個人として、確固たる選択肢をもっていれば、会社などの組織とも依存しない関係性を築くことができる。組織の支配下におかれ、何かと制約の多い雇用関係ではなく、互いに依存し過ぎないパートナー的な関係を築いた方が、組織と個人の双方にとっても健全ではなかろうか。
一つのキャリアに依存しないことは、リスクヘッジになり、唯一のキャリアに支障をきたしたり喪失する精神的な不安も回避できる。

そのためにも、ここで一度、自分のキャリアの棚卸しをしてみてはどうか。
自分は何をやってきて、何にこだわり、何をするときが楽しかったか、苦しかったか。これらの酸いも甘いも振り返り客観視すれば、何かが見えてくるかもしれない。一見、新卒の就活時代のようだが、人生経験を重ねてきた今だからこそ、見える深さも違い、より見出せることがあるかもしれない。
もし、スキルの掛け算や複線化のヒントを見出すことができたならば、それは幸運なことだ。このヒントを踏まえ、これから自分がやりたいことや理想のイメージと重ね合わせてみて、できることから始めてみる。

できることや、できそうなことが複数あるならば、とにかくたくさん手を動かす意識でいろいろ試してみる。さらに、できるならばスピード重視を意識した方がよい。
思ったことや考えていたこと(インプットされていること)を、すぐにアウトプットすることで、インプットがさらに深まり記憶に定着して身につく。別に判断に少々の誤りがあってもよいのではないか。

とにかく手を動かして(行動して)、少しずつでも前へ向かい経験を積み重ねていく。要は、トライアンドエラーを繰り返すと言うことだ。
これにより、少なくとも昨日の自分よりは、知見を広げることができる。これをどんどん繰り返し経験を積み重ね、ルーティン化する。すると、スキルの掛け算や複線化につながり、この先への期待も高まっていくだろう。
現状に思い悩み、躊躇して、立ち止まる状態と、つまずきながら少しでも前へ進むのと、どちらがよいだろうか。

このルーティンは、何もスキルや経験の積み上げと広がりを目的にするのでなく、人間関係にも展開できる。多くの人は人間関係の場として、「家族・友人関係」、「仕事(会社・顧客)関係」と、少なくとも二つのステージをもっているだろう。これに加えて、第三のステージを築いてみてはどうか。
例えば、社会人交流会に参加してみてもよいし、今どきならオンラインサロンなどに参加してみてもよい。これらは直接的な利害関係は薄いが、参加者どうしの志は近い関係性にあると言えよう。
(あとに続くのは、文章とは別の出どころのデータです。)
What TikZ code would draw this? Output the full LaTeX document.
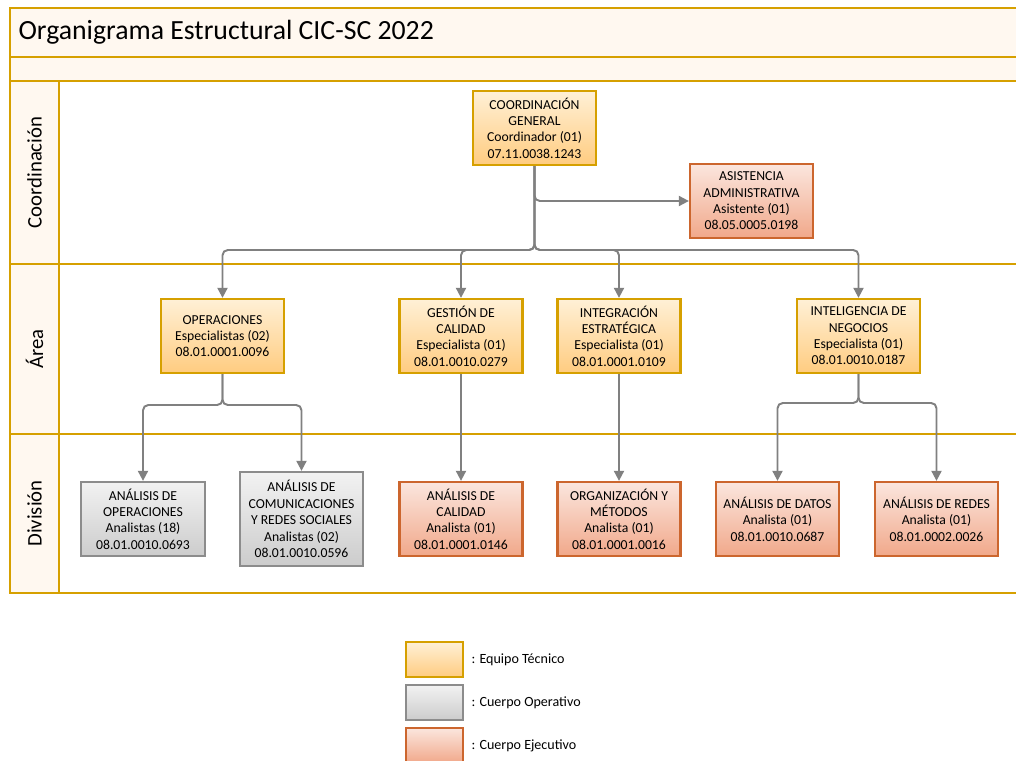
\documentclass[tikz,border=0pt]{standalone}
\usepackage{fontspec}
\setmainfont{Carlito}
\usepackage{xcolor}
\usepackage{tikz}
\usetikzlibrary{arrows.meta, positioning}

\definecolor{oro}{RGB}{214,160,0}
\definecolor{papel}{RGB}{255,248,240}
\definecolor{tecTop}{RGB}{255,240,214}
\definecolor{tecBot}{RGB}{255,204,128}
\definecolor{opTop}{RGB}{242,242,242}
\definecolor{opBot}{RGB}{204,204,204}
\definecolor{opLine}{RGB}{140,140,140}
\definecolor{ejeTop}{RGB}{251,230,222}
\definecolor{ejeBot}{RGB}{241,168,138}
\definecolor{ejeLine}{RGB}{204,102,46}
\definecolor{flecha}{RGB}{128,128,128}

\begin{document}
\begin{tikzpicture}[
    font=\fontsize{7.8}{9.3}\selectfont,
    tecnico/.style={rectangle, draw=oro, line width=1.3pt, top color=tecTop, bottom color=tecBot, minimum width=2.46cm, minimum height=1.48cm, align=center, inner sep=1pt},
    operativo/.style={rectangle, draw=opLine, line width=1.3pt, top color=opTop, bottom color=opBot, minimum width=2.46cm, minimum height=1.48cm, align=center, inner sep=1pt},
    ejecutivo/.style={rectangle, draw=ejeLine, line width=1.3pt, top color=ejeTop, bottom color=ejeBot, minimum width=2.46cm, minimum height=1.48cm, align=center, inner sep=1pt},
    lane/.style={draw=oro, line width=1.1pt},
    lanelabel/.style={rotate=90, font=\fontsize{11.8}{13}\selectfont},
    legendbox/.style={minimum width=1.14cm, minimum height=0.7cm},
    legendtext/.style={font=\fontsize{8}{9.5}\selectfont, inner sep=1pt},
    link/.style={-{Triangle[length=2mm, width=2mm]}, draw=flecha, line width=1.1pt, rounded corners=3pt}
]
\useasboundingbox (0,0) rectangle (20.32,15.2);

% Frame: title and lanes
\draw[lane, fill=papel] (0.2,14.06) rectangle (20.6,15.04);
\draw[lane, fill=papel] (0.2,13.58) rectangle (20.6,14.06);
\draw[lane, fill=white] (1.18,9.92) rectangle (20.6,13.58);
\draw[lane, fill=white] (1.18,6.52) rectangle (20.6,9.92);
\draw[lane, fill=white] (1.18,3.34) rectangle (20.6,6.52);
\draw[lane, fill=papel] (0.2,9.92) rectangle (1.18,13.58);
\draw[lane, fill=papel] (0.2,6.52) rectangle (1.18,9.92);
\draw[lane, fill=papel] (0.2,3.34) rectangle (1.18,6.52);

\node[anchor=west, inner sep=1pt, font=\fontsize{15.8}{18}\selectfont] (titulo) at (0.33,14.56) {Organigrama Estructural CIC-SC 2022};
\node[lanelabel] (lcoord) at (0.69,11.75) {Coordinación};
\node[lanelabel] (larea) at (0.69,8.22) {Área};
\node[lanelabel] (ldiv) at (0.69,4.93) {División};

% Coordinación
\node[tecnico] (coord) at (10.69,12.64) {COORDINACIÓN\\GENERAL\\Coordinador (01)\\07.11.0038.1243};
\node[ejecutivo] (asist) at (15.03,11.18) {ASISTENCIA\\ADMINISTRATIVA\\Asistente (01)\\08.05.0005.0198};

% Área
\node[tecnico] (ops) at (4.45,8.48) {OPERACIONES\\Especialistas (02)\\08.01.0001.0096};
\node[tecnico] (gest) at (9.22,8.48) {GESTIÓN DE\\CALIDAD\\Especialista (01)\\08.01.0010.0279};
\node[tecnico] (integ) at (12.38,8.48) {INTEGRACIÓN\\ESTRATÉGICA\\Especialista (01)\\08.01.0001.0109};
\node[tecnico] (intel) at (17.17,8.48) {INTELIGENCIA DE\\NEGOCIOS\\Especialista (01)\\08.01.0010.0187};

% División
\node[operativo, minimum width=2.48cm] (anops) at (2.86,4.82) {ANÁLISIS DE\\OPERACIONES\\Analistas (18)\\08.01.0010.0693};
\node[operativo, minimum height=1.88cm] (ancom) at (6.03,4.82) {ANÁLISIS DE\\COMUNICACIONES\\Y REDES SOCIALES\\Analistas (02)\\08.01.0010.0596};
\node[ejecutivo] (ancal) at (9.22,4.82) {ANÁLISIS DE\\CALIDAD\\Analista (01)\\08.01.0001.0146};
\node[ejecutivo] (orgmet) at (12.38,4.82) {ORGANIZACIÓN Y\\MÉTODOS\\Analista (01)\\08.01.0001.0016};
\node[ejecutivo] (andat) at (15.55,4.82) {ANÁLISIS DE DATOS\\Analista (01)\\08.01.0010.0687};
\node[ejecutivo] (anred) at (18.73,4.82) {ANÁLISIS DE REDES\\Analista (01)\\08.01.0002.0026};

% Connectors
\coordinate (hub) at (10.69,10.2);
\coordinate (hubops) at (4.45,7.1);
\coordinate (hubintel) at (17.17,7.14);

\draw[link] (coord.south) |- (asist.west);
\draw[link] (coord.south) -- (hub) -| (ops.north);
\draw[link] (coord.south) -- (hub) -| (gest.north);
\draw[link] (coord.south) -- (hub) -| (integ.north);
\draw[link] (coord.south) -- (hub) -| (intel.north);

\draw[link] (ops.south) -- (hubops) -| (anops.north);
\draw[link] (ops.south) -- (hubops) -| (ancom.north);
\draw[link] (gest.south) -- (ancal.north);
\draw[link] (integ.south) -- (orgmet.north);
\draw[link] (intel.south) -- (hubintel) -| (andat.north);
\draw[link] (intel.south) -- (hubintel) -| (anred.north);

% Legend
\node[tecnico, legendbox] (legtec) at (8.69,2.01) {};
\node[legendtext, right=3pt of legtec] (txttec) {: Equipo Técnico};
\node[operativo, legendbox] (legop) at (8.69,1.15) {};
\node[legendtext, right=3pt of legop] (txtop) {: Cuerpo Operativo};
\node[ejecutivo, legendbox] (legeje) at (8.69,0.29) {};
\node[legendtext, right=3pt of legeje] (txteje) {: Cuerpo Ejecutivo};

\end{tikzpicture}
\end{document}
これらコミュニティに参加してみて、交流を深め、ふだんの環境では触れることのない知見を吸収する。可能であれば複数のコミュニティに参加することで、偏りのない広がりもつくってみる。
スキル・経験面と人的交流面の選択肢を増やしていくことで、人生の質としての厚みが増し、幅も広がる。そんな自分の状態を認識できれば、この先への楽しみが増えていく期待感も出てくる。

今、我々40代が、まず為すべきことは、この先を見据えて、自分の方向性を見定めることである。
そのために、できることならば、キャリアの選択肢を増やす行動をしていくべきだ。仕事だけでなく、家族のあり方やライフスタイルも含めて、進む道は一本道と決めつけなくてよい。一つしかないと思い込み、悲観する必要もないのだ。最初は考えの浅い、直感的な行動から始めてもよい。とにかくどんどん手を動かし、可能性を広げていくのだ。

もし、少しでも懸念や悔いを感じることがあるならば、深入りする前に別の道へ目を向け、キャリアの数を積み重ねていくのも一つだ。これを続けていくことで、最初は浅くても、続ければ深みや広がりが増してくる。どんな経験でもその活かし方や広げかたしだいで、可能性は出てくる。
将来を悲観し、思い悩む時間があるならば、自分のこれまでを振り返り、やってきたことの掛け算から考えてみよう。自分にとって良いこと悪いこと、積み重ねた経験やスキルは、決して無駄ではない。本当に無駄にしてしまうかどうかは、今の、これからの自分しだいだ。

その精神で、人生の後半戦に向けたグランドデザインを決めよう。
そして、それを少しずつ実行していく。状況が厳しくなれば、すぐに修正し、また別の道を進めばよい。
進むべき道は、決して一つじゃなくてもよいのだ。